The 2026 Trade Review Looms
The episode also arrives ahead of a scheduled 2026 review of KUSMA, when Congress is expected to reexamine the scope of presidential tariff authority. Lawmakers from both parties have already expressed concern that excessive reliance on unilateral tariffs creates instability for U.S. businesses and allies alike.
“If agreements can be threatened based on political speech rather than policy violations,” one former trade official wrote in a policy forum, “then the incentive to negotiate them evaporates.”
That logic extends beyond Canada. For third countries weighing long-term partnerships, reliability often matters more than raw market size. China’s offer of multi-year tariff arrangements — whatever its geopolitical motivations — contrasts sharply with the volatility of Washington’s signaling.
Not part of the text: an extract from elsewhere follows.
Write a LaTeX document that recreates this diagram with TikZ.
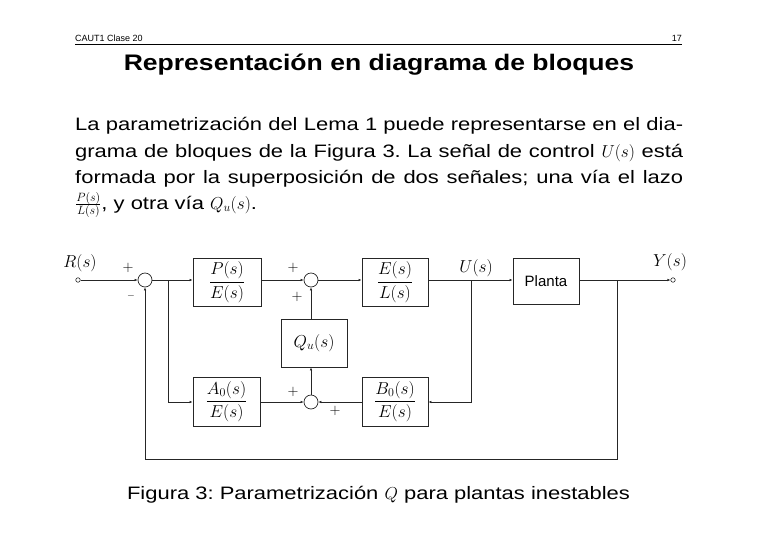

A Self-Inflicted Erosion of Influence

None of this suggests that the United States is about to lose its economic primacy. But influence erodes incrementally, through moments when power is exercised without strategy and threats substitute for policy.
Global Affairs Canada has warned that rising tariff uncertainty is already weighing on North American growth, with U.S. tariff levels reaching heights not seen since the mid-20th century. Markets have begun to price that uncertainty in.
The paradox is that Mr. Trump’s tariff threat appears designed to punish Canada for seeking alternatives to U.S. dependence. Instead, it has provided a compelling demonstration of why those alternatives are increasingly attractive.
Five years from now, policymakers in Washington may find themselves asking why allies are less accommodating, why trade agreements carry higher risk premiums, and why economic leverage no longer works as it once did.
The answer may trace back to moments like this — when a warning about economic coercion was answered with economic coercion, and credibility quietly slipped away.